Explosion du marché de la santé et montée de l’urbanisation
Les sociétés chinoises cherchent à s’associer. Il y a quinze ans, les Laboratoires Urgo ont abordé la Chine avec une offre d’entrée de gamme. Aujourd’hui, la société à capital familial livre des produits haut de gamme avec son partenaire Shanghai Pharma, qui distribue ainsi ses pansements spéciaux, permettant de guérir des plaies difficiles à soigner. Des produits qui s’adressent surtout aux diabétiques et aux personnes âgées. La PME française, qui utilise des visiteurs médicaux, s’est dotée en Chine d’une filiale commerciale de 60 personnes.
De façon générale, la santé est un secteur d’excellence de l’Hexagone dans l’Empire du Milieu. Les principaux groupes tricolores y sont présents (Sanofi, Ipsen, BioMérieux, Ethypharm…) et un club Santé a été ouvert en avril 2013 dans les deux pays pour faciliter les échanges, améliorer la visibilité de l’offre tricolore et développer les synergies.
C’est aussi un secteur d’avenir pour des entreprises très pointues. En hausse, les dépenses de santé représentaient 473 millions de dollars l’an dernier. La protection sociale devient un enjeu national, tout comme la prévention Enfin, l’urbanisation croissante et le vieillissement de la population génèrent une forte demande de centres de santé et une hausse des dépenses en fin de vie.
Depuis 2011, plus de la moitié de la population vit déjà en milieu urbain et plus de 50 villes comptent plus de deux millions d’habitants. Selon Jean-Pascal Tricoire, l’Empire du Milieu est « au cœur de l’urbanisation », car 100 de ses villes figurent déjà parmi les 600 cités les plus peuplées de la planète. Mieux encore, elles seront 200 dans 12 ans à être classées dans ce Top 600 mondial. Quant au vieillissement de la population, d’ici cinq ans, plus de 150 millions d’habitants seront âgés de plus de 65 ans.

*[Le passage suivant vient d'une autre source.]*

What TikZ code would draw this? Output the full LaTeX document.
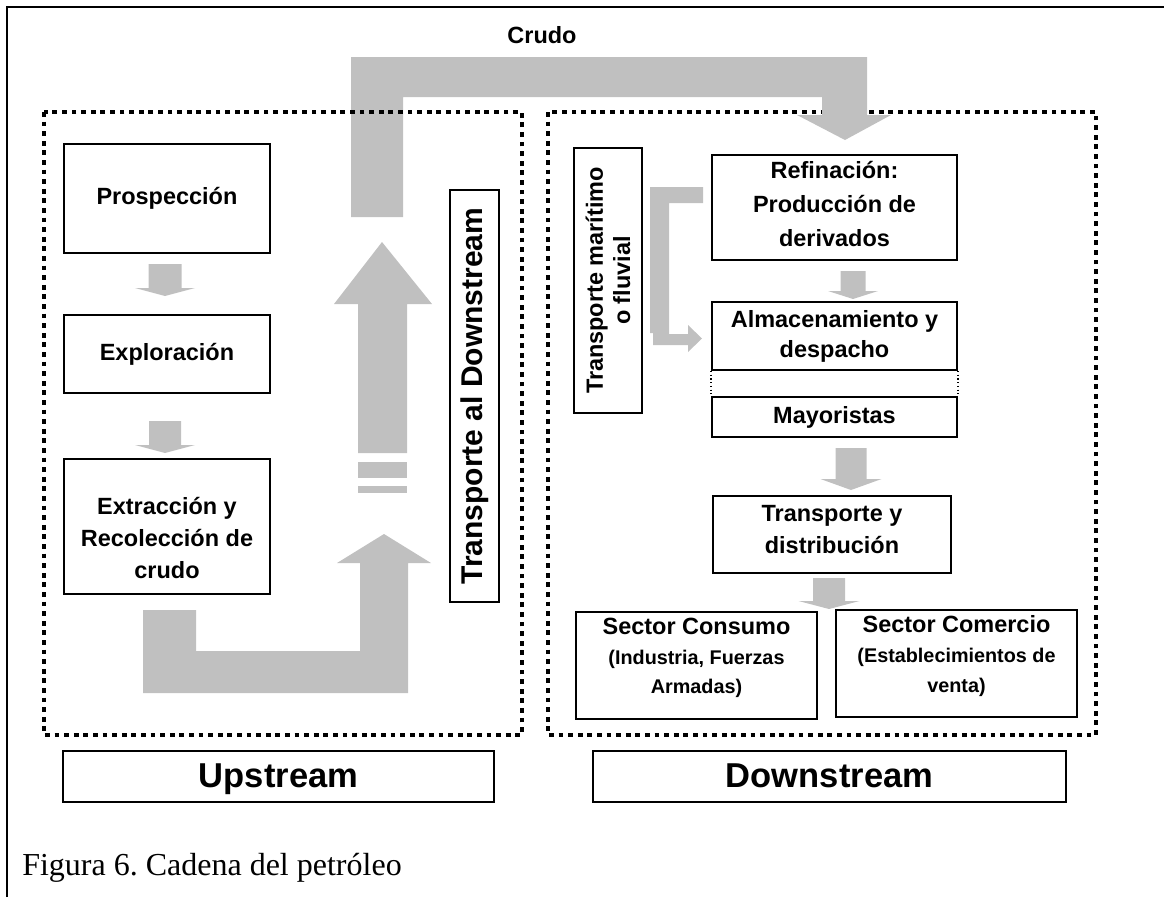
\documentclass[tikz,border=0pt]{standalone}
\usepackage{fontspec}
\setmainfont{Liberation Serif}
\newfontfamily\lsans{Liberation Sans}
\usetikzlibrary{fit,calc}

\definecolor{arrowgrey}{RGB}{192,192,192}

\newcommand{\fBox}{\lsans\bfseries\fontsize{17.6pt}{24pt}\selectfont}
\newcommand{\fSub}{\lsans\bfseries\fontsize{14.85pt}{22pt}\selectfont}
\newcommand{\fSide}{\lsans\bfseries\fontsize{22.5pt}{27pt}\selectfont}
\newcommand{\fHead}{\lsans\bfseries\fontsize{25.9pt}{30pt}\selectfont}
\newcommand{\fCap}{\fontsize{24pt}{28pt}\selectfont}

% grey block arrow pointing down: #1 start point, #2 tip point,
% #3 half shaft width, #4 half head width, #5 head length (picture units)
\newcommand{\downblock}[5]{%
  \fill[arrowgrey] let \p1=#1, \p2=#2 in
    (\x2-#3*0.75pt,\y1) -- (\x2+#3*0.75pt,\y1) -- (\x2+#3*0.75pt,\y2+#5*0.75pt)
    -- (\x2+#4*0.75pt,\y2+#5*0.75pt) -- (\x2,\y2) -- (\x2-#4*0.75pt,\y2+#5*0.75pt)
    -- (\x2-#3*0.75pt,\y2+#5*0.75pt) -- cycle;}

\begin{document}
\begin{tikzpicture}[x=0.75pt,y=-0.75pt,
  box/.style={draw, line width=1.5pt, inner sep=0pt},
  boxtext/.style={align=center, inner sep=0pt, font=\fBox},
  dotbox/.style={line width=3pt, dash pattern=on 3.6pt off 3.6pt},
  sepline/.style={line width=0.8pt, dotted}]
\useasboundingbox (0,0) rectangle (1164,897);

% page frame (top and left rules)
\draw[line width=1.9pt] (7,897) -- (7,7) -- (1164,7);

% downstream region (lies under the crude arrow)
\draw[dotbox] (548,112) rectangle (1096,735);

% crude oil arrow from upstream to refining
\fill[arrowgrey] (351,217) -- (351,57) -- (867,57) -- (867,115) -- (891,115)
  -- (845,140) -- (797,115) -- (822,115) -- (822,97) -- (403,97) -- (403,217) -- cycle;
\node[font=\fBox] (crudo) at (542,35) {Crudo};

% upstream region
\draw[dotbox] (44,112) rectangle (522,735);

% upstream chain
\node[box, fit={(64,144) (270,253)}] (prosp) {};
\node[boxtext] at (prosp.center) {Prospección};
\node[box, fit={(64,315) (270,393)}] (expl) {};
\node[boxtext] at (expl.center) {Exploración};
\node[box, fit={(64,459) (270,594)}] (extr) {};
\node[boxtext] at (167,538) {Extracción y\\Recolección de\\crudo};

\downblock{($(prosp.south)+(0,10)$)}{($(expl.north)+(-2,-18)$)}{16.5}{30}{8}
\downblock{($(expl.south)+(0,27)$)}{($(extr.north)+(-2,-5)$)}{16}{30}{8}

% transport to downstream
\fill[arrowgrey] (143,610) -- (196,610) -- (196,651) -- (360,651) -- (360,563)
  -- (337,563) -- (384,534) -- (431,563) -- (408,563) -- (408,693) -- (143,693) -- cycle;
\fill[arrowgrey] (358,453) -- (358,304) -- (334,304) -- (382,242) -- (432,304)
  -- (407,304) -- (407,453) -- cycle;
\fill[arrowgrey] (358,462) rectangle (407,478);
\fill[arrowgrey] (358,486) rectangle (407,493);

\node[box, fit={(450,190) (499,602)}] (tad) {};
\node[rotate=90, font=\fSide, inner sep=0pt] at (tad.center) {Transporte al Downstream};

% downstream chain
\node[box, fit={(574,148) (642,413)}] (tmf) {};
\node[rotate=90, align=center, inner sep=0pt,
  font={\lsans\bfseries\fontsize{17.6pt}{20.3pt}\selectfont}] at (tmf.center)
  {Transporte marítimo\\o fluvial};

\fill[arrowgrey] (650,187) -- (703,187) -- (703,203) -- (669,203) -- (669,334)
  -- (688,334) -- (688,325) -- (702,338.5) -- (688,352) -- (688,345)
  -- (653,345) -- (653,333) -- (650,333) -- cycle;

\node[box, fit={(712,155) (957,260)}] (refi) {};
\node[boxtext, font={\lsans\bfseries\fontsize{17.6pt}{25.5pt}\selectfont}]
  at ($(refi.center)+(0,-3)$) {Refinación:\\Producción de\\derivados};
\node[box, fit={(712,302) (957,370)}] (alma) {};
\node[boxtext, font={\lsans\bfseries\fontsize{17.6pt}{22.5pt}\selectfont}]
  at (alma.center) {Almacenamiento y\\despacho};
\node[box, fit={(712,397) (957,437)}] (mayo) {};
\node[boxtext] at (mayo.center) {Mayoristas};
\draw[sepline] (alma.south west) -- (mayo.north west);
\draw[sepline] (alma.south east) -- (mayo.north east);

\node[box, fit={(713,496) (951,573)}] (tyd) {};
\node[boxtext] at (832,530) {Transporte y\\distribución};

\node[box, fit={(576,612) (817,719)}] (cons) {};
\node[boxtext, font={\lsans\bfseries\fontsize{17.6pt}{22.2pt}\selectfont}]
  at (696.5,658) {Sector Consumo\\{\fSub (Industria, Fuerzas}\\{\fSub Armadas)}};
\node[box, fit={(836,610) (1077,717)}] (come) {};
\node[boxtext, font={\lsans\bfseries\fontsize{17.6pt}{22.2pt}\selectfont}]
  at (956.5,656) {Sector Comercio\\{\fSub (Establecimientos de}\\{\fSub venta)}};

\downblock{($(refi.south)+(0,10)$)}{($(alma.north)+(18.5,-2)$)}{12.5}{25}{8}
\downblock{($(mayo.south)+(0,10)$)}{($(tyd.north)+(19,-5)$)}{15.5}{30.5}{11}
\downblock{($(tyd.south)+(0,4)$)}{($(cons.north east)!0.5!(come.north west)+(2.5,-1)$)}{16}{30.5}{8}

% section labels
\node[box, fit={(63,751) (494,802)}] (up) {};
\node[font=\fHead, inner sep=0pt, anchor=base] at (up.center |- 0,787) {Upstream};
\node[box, fit={(593,751) (1066,802)}] (down) {};
\node[font=\fHead, inner sep=0pt, anchor=base] at (down.center |- 0,787) {Downstream};

% caption
\node[anchor=base west, inner sep=0pt, font=\fCap] (cap) at (22,875)
  {Figura 6.\ Cadena del petróleo};
\end{tikzpicture}
\end{document}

Plusieurs entreprises françaises ont déjà montré leurs compétences en matière d’architecture hospitalière, comme AIA, et de maisons de retraite, à l’instar de Colisée et Domusvi. Orpea, à l’occasion de la visite du président Xi Jinping dans l’Hexagone, a annoncé la conclusion d’un protocole d’accord avec la société d’aménagement publique de la ville de Nanjing et l’hôpital Gulou pour développer « une maison de retraite médicalisée de 180 lits » dans cette cité de 8 millions d’habitants, située à près de 300 kilomètres à l’est de Shanghai. Le spécialiste des établissements d’hébergement de personnes âgées dépendantes (Ehpad) n’entend, d’ailleurs, pas s’arrêter là. La Chine s’attend à une explosion de sa population âgée de plus de 80 ans. Leur nombre pourrait ainsi s’élever à 150 millions au milieu du siècle.